Friday, May 5, 2017

A Japanese Ghost Story Lost in the 90’s, or Thoughts on Ringu リング

If you have seen The Ring (2002) but not the Japanese original Ringu (リング, 1998), fear not, what you watched was a louder, more expensive, essentially shot for shot remake in English with white people.  Coming from Naomi Watt’s Rachel Keller to Nanaoko Matsushima as TV reporter and single mom Reiko Asakawa will require some patience, subtitles and a willingness to let the story unfold at a slower, quieter pace.  The end results are the same; terror, dread and an immediate distrust of any random videotapes you may find lying about.

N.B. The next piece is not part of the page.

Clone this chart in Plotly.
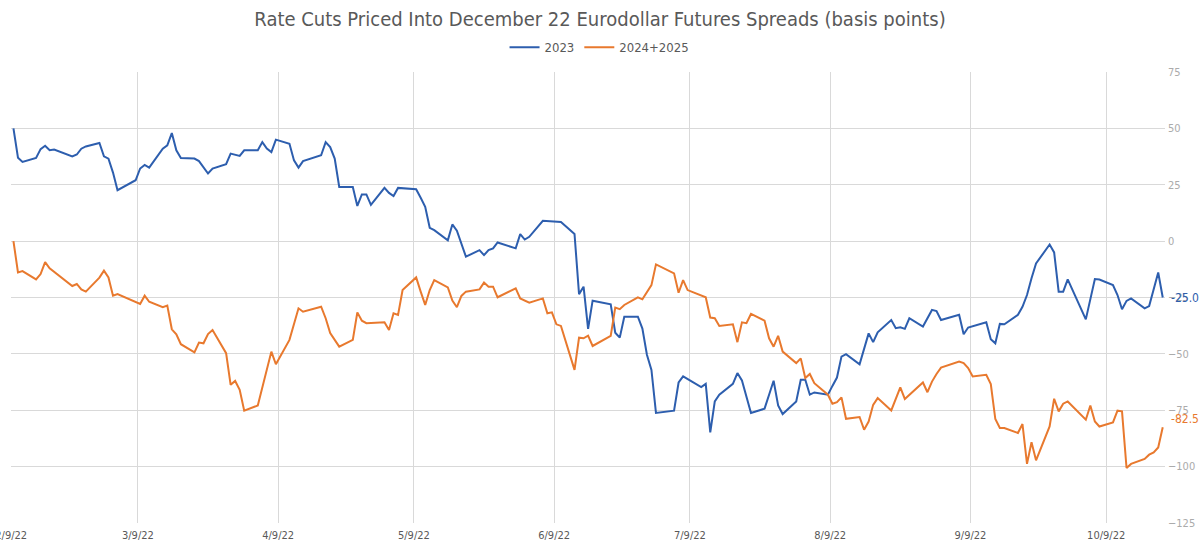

You know the plot elements by now; cursed videotapes, scary phone calls, twisted and contorted faces in photographs before dying of a heart attack after 7 days.  Sadako, (Samira in the remakes), crawls out of the TV screen; a transgressive image that reverses the ubiquitous window that can be found everywhere.  We stare into these screens, but Ringu asks what’s staring back at us?  And what if whatever’s behind that screen could come out and get us?  We watch the video along with the characters in the movie, we share in the curse, and we laugh at the end because it was only a movie. 
Western ghost stories were content with mere communication, rapping on tables and slamming doors, whereas Japanese ghosts were actively resentful of the living and more inclined to physical harm.  A Western ghost would remind you of life after death, an Asian ghost would do their best to pull you over to the other side.  Ringu also helped introduce the concept that a ghost could haunt a person as well as a place, no longer confined to the traditional haunted house, a Japanese ghost could follow you across oceans. 
Ringu gave rise to all those paranormal conjurings and from contemporary standards is so nostalgically analog; it’s all haunted landlines, cursed videotapes, CRT TV screens and Polaroid cameras.  Director Hideo Nakata was brought in to direct The Ring Two (2005), while the late 90’s and early 2000’s saw the birth of the modern J-horror movie with movies including Ju-on The Grudge (2003), Ichi the Killer (2001), Audition (1999), and One Missed Call (2003).  Not counting the American remakes, there are to date 3 more Ringus, none of which I have seen as apparently my tolerance for stringy-haired Japanese ghosts that live in TVs is far lower than you’d think.